Pour l’instant, ils pourraient cependant préparer un retour en France sous d’autres auspices. Car une chose est certaine : Si le projet du Comité Olympique International d’inviter la danse break aux JO de 2024 (et donc à Paris) se réalise, il va falloir compter avec les Ukrainien.ne.s! Inversement, un certain Martin Lejeune - qui a remporté la médaille d’argent aux Jeux Olympiques de la Jeunesse de 2018, à Buenos Aires - va rejoindre Brahim Bouchelaghem pour la re-création de Motion avec une équipe renouvelée.

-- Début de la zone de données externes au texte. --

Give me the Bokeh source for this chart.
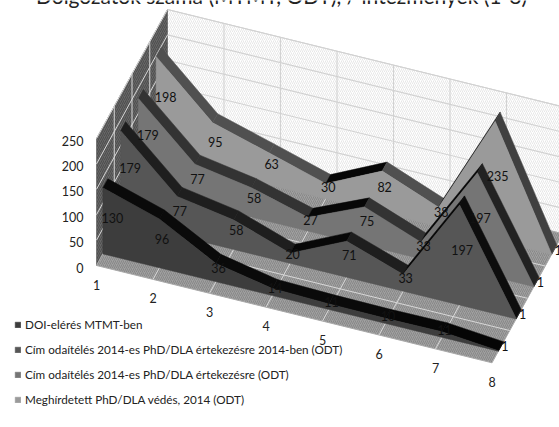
from bokeh.plotting import figure
from bokeh.embed import file_html
from bokeh.resources import INLINE
from bokeh.core.properties import value
from bokeh.models import Legend, LegendItem

title = "Dolgozatok száma (MTMT, ODT), / intézmények (1-8)"
categories = [1, 2, 3, 4, 5, 6, 7, 8]
y_ticks = [0, 50, 100, 150, 200, 250]
series_names = ["DOI-elérés MTMT-ben",
                "Cím odaítélés 2014-es PhD/DLA értekezésre 2014-ben (ODT)",
                "Cím odaítélés 2014-es PhD/DLA értekezésre (ODT)",
                "Meghírdetett PhD/DLA védés, 2014 (ODT)"]
doi = [130, 96, 36, 14, 11, 10, 11, 1]
award_2014 = [179, 77, 58, 20, 71, 33, 197, 1]
award_all = [179, 77, 58, 27, 75, 33, 197, 1]
announced = [198, 95, 63, 30, 82, 38, 235, 1]
series = [doi, award_2014, award_all, announced]

front_colors = ["#3d3d3d", "#565656", "#757575", "#9a9a9a"]
fall_colors = ["#0a0a0a", "#1e1e1e", "#333333", "#505050"]
last_fall_colors = ["#050505", "#0d0d0d", "#222222", "#404040"]
rise_color = "#070707"
first_label_dy = [2, -4, -4, -5]

W, H = 559, 427
ORIGIN_X, ORIGIN_Y = 96.0, 265.0
CAT_DX, CAT_DY = 56.5, 13.9
DEPTH_DX, DEPTH_DY = 71.0, -129.0
VAL_DY = -0.508
HALF = 0.035


def P(c, v, d):
    return (ORIGIN_X + (c - 1) * CAT_DX + d * DEPTH_DX,
            ORIGIN_Y + (c - 1) * CAT_DY + d * DEPTH_DY + v * VAL_DY)


def poly(points):
    return [q[0] for q in points], [q[1] for q in points]


p = figure(width=W, height=H, x_range=(0, W), y_range=(H, 0),
           output_backend="svg", toolbar_location=None, min_border=0,
           outline_line_color=None, background_fill_color="white")
p.xaxis.visible = False
p.yaxis.visible = False
p.xgrid.visible = False
p.ygrid.visible = False

c0, c1, vmax = categories[0], categories[-1] + 0, y_ticks[-1]
hatch = dict(hatch_pattern="right_diagonal_line", hatch_scale=4, hatch_weight=0.7)

# walls and floor
x, y = poly([P(c0, 0, 1), P(c1, 0, 1), P(c1, vmax, 1), P(c0, vmax, 1)])
p.patch(x, y, fill_color="#ffffff", line_color="#cfcfcf", line_width=1,
        hatch_color="#dcdcdc", **hatch)
x, y = poly([P(c0, 0, 0), P(c0, 0, 1), P(c0, vmax, 1), P(c0, vmax, 0)])
p.patch(x, y, fill_color="#666666", line_color="#777777", line_width=1,
        hatch_color="#444444", **hatch)
x, y = poly([P(c0, 0, 0), P(c1, 0, 0), P(c1, 0, 1), P(c0, 0, 1)])
p.patch(x, y, fill_color="#a0a0a0", line_color="#aaaaaa", line_width=1,
        hatch_color="#7d7d7d", **hatch)

# grid lines
wx, wy = [], []
for t in y_ticks[1:]:
    a, b = P(c1, t, 1), P(c0, t, 1)
    wx.append([a[0], b[0]]); wy.append([a[1], b[1]])
for c in categories[1:-1]:
    a, b = P(c, 0, 1), P(c, vmax, 1)
    wx.append([a[0], b[0]]); wy.append([a[1], b[1]])
p.multi_line(wx, wy, line_color="#d2d2d2", line_width=1.1)

lx, ly = [], []
for t in y_ticks[1:]:
    a, e = P(c0, t, 1), P(c0, t, 0)
    lx.append([a[0], e[0]]); ly.append([a[1], e[1]])
for d in (0.25, 0.5, 0.75):
    a, b = P(c0, 0, d), P(c0, vmax, d)
    lx.append([a[0], b[0]]); ly.append([a[1], b[1]])
    a, b = P(c0, 0, d), P(c1, 0, d)
    lx.append([a[0], b[0]]); ly.append([a[1], b[1]])
for c in categories[1:-1]:
    a, b = P(c, 0, 0), P(c, 0, 1)
    lx.append([a[0], b[0]]); ly.append([a[1], b[1]])
p.multi_line(lx, ly, line_color="#d8d8d8", line_width=1)

# series slabs, back to front
fronts = {}
n = len(categories)
for i in [3, 2, 1, 0]:
    vals = series[i]
    dc = 0.125 + 0.25 * i
    df, db = dc - HALF, dc + HALF
    xs, ys, cols = [], [], []
    for k in range(n - 1):
        ca, cb, va, vb = categories[k], categories[k + 1], vals[k], vals[k + 1]
        qx, qy = poly([P(ca, va, df), P(cb, vb, df), P(cb, vb, db), P(ca, va, db)])
        xs.append(qx); ys.append(qy)
        if vb > va:
            cols.append(rise_color)
        else:
            cols.append(last_fall_colors[i] if k == n - 2 else fall_colors[i])
    qx, qy = poly([P(c1, vals[-1], df), P(c1, 0, df), P(c1, 0, db), P(c1, vals[-1], db)])
    xs.append(qx); ys.append(qy); cols.append(fall_colors[i])
    p.patches(xs, ys, fill_color=cols, line_color=cols, line_width=0.5)
    outline = [P(c, v, df) for c, v in zip(categories, vals)] + [P(c1, 0, df), P(c0, 0, df)]
    fx, fy = poly(outline)
    fronts[i] = p.patch(fx, fy, fill_color=front_colors[i], line_color=front_colors[i], line_width=0.5)

# data labels (at half height of each point, on the series' depth centre)
font = value("Lato")
NUM_SIZE = "12.5px"
for i in [3, 2, 1, 0]:
    vals = series[i]
    dc = 0.125 + 0.25 * i
    tx, ty, tt, off, offy = [], [], [], [], []
    for k, c in enumerate(categories):
        q = P(c, vals[k] / 2, dc)
        tx.append(q[0]); ty.append(q[1]); tt.append(str(vals[k]))
        off.append(7 if k == 0 else (4 if k == n - 1 else 0))
        offy.append(first_label_dy[i] if k == 0 else 0)
    p.text(tx, ty, text=tt, x_offset=off, y_offset=offy, text_font=font, text_font_size=NUM_SIZE,
           text_color="#111111", text_align="center", text_baseline="middle")

# axis labels
tx = [P(c0, t, 0)[0] - 13 for t in y_ticks]
ty = [P(c0, t, 0)[1] + 2 for t in y_ticks]
p.text(tx, ty, text=[str(t) for t in y_ticks], text_font=font, text_font_size=NUM_SIZE,
       text_color="#222222", text_align="right", text_baseline="middle")
tx = [P(c, 0, 0)[0] for c in categories]
ty = [P(c, 0, 0)[1] + 19 for c in categories]
p.text(tx, ty, text=[str(c) for c in categories], text_font=font, text_font_size=NUM_SIZE,
       text_color="#222222", text_align="center", text_baseline="middle")

# title, cut by the top edge as in the reference
p.text([281], [-5], text=[title], text_font=font, text_font_size="21px",
       text_color="#222222", text_align="center", text_baseline="alphabetic")

legend = Legend(items=[LegendItem(label=series_names[i], renderers=[fronts[i]]) for i in range(4)],
                location=(14, 18), orientation="vertical", padding=0, margin=0, spacing=5,
                glyph_width=7, glyph_height=7, label_standoff=4, label_height=20,
                label_text_font="Lato", label_text_font_size="11.7px", label_text_color="#222222",
                background_fill_alpha=0, border_line_color=None, click_policy="none")
p.add_layout(legend, "center")

open("out.html", "w").write(file_html(p, INLINE))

Motion, Peremishchennya est à la fois une démonstration foudroyante d’habilité technique et une belle surprise artistique. Dans une transhumance presque ininterrompue, se créent des corps recomposés comme chez Picasso, des rêveries nocturnes, des ambiances de film noir ainsi qu’un dialogue vif, riche et intense avec la gravité. Les deux danseuses, Kateryna Pavlenko et Viktoriia Lie, sont de véritables fauves qui se distinguent des dix garçons surtout par leur rapport au poids, et moins par leur énergie kinesthésique.

Dans cette pièce se dessinent des figures si surprenantes et apparemment impossibles, si riches en contrastes, avec des basculements rythmiques au sein d’une même phrase chorégraphique, que la déferlante des surprises graphiques paraît intarissable. Bouchelaghem met en scène une transhumance permanente, des vagues humaines balayant  le plateau, guidés par des aplats lumineux mobiles. Dans l’alternance des registres, axes et effets, se construit une sorte de film noir, truffé de situations et de rencontres, souvent sous haute tension, basculant en permanence entre le poétique et l’athlétique, la psychologie et l’abstraction, le mime et la danse pure, avec Bouchelaghem en personne dans un solo remarquable, incarnant une sorte de Pierrot hip hop.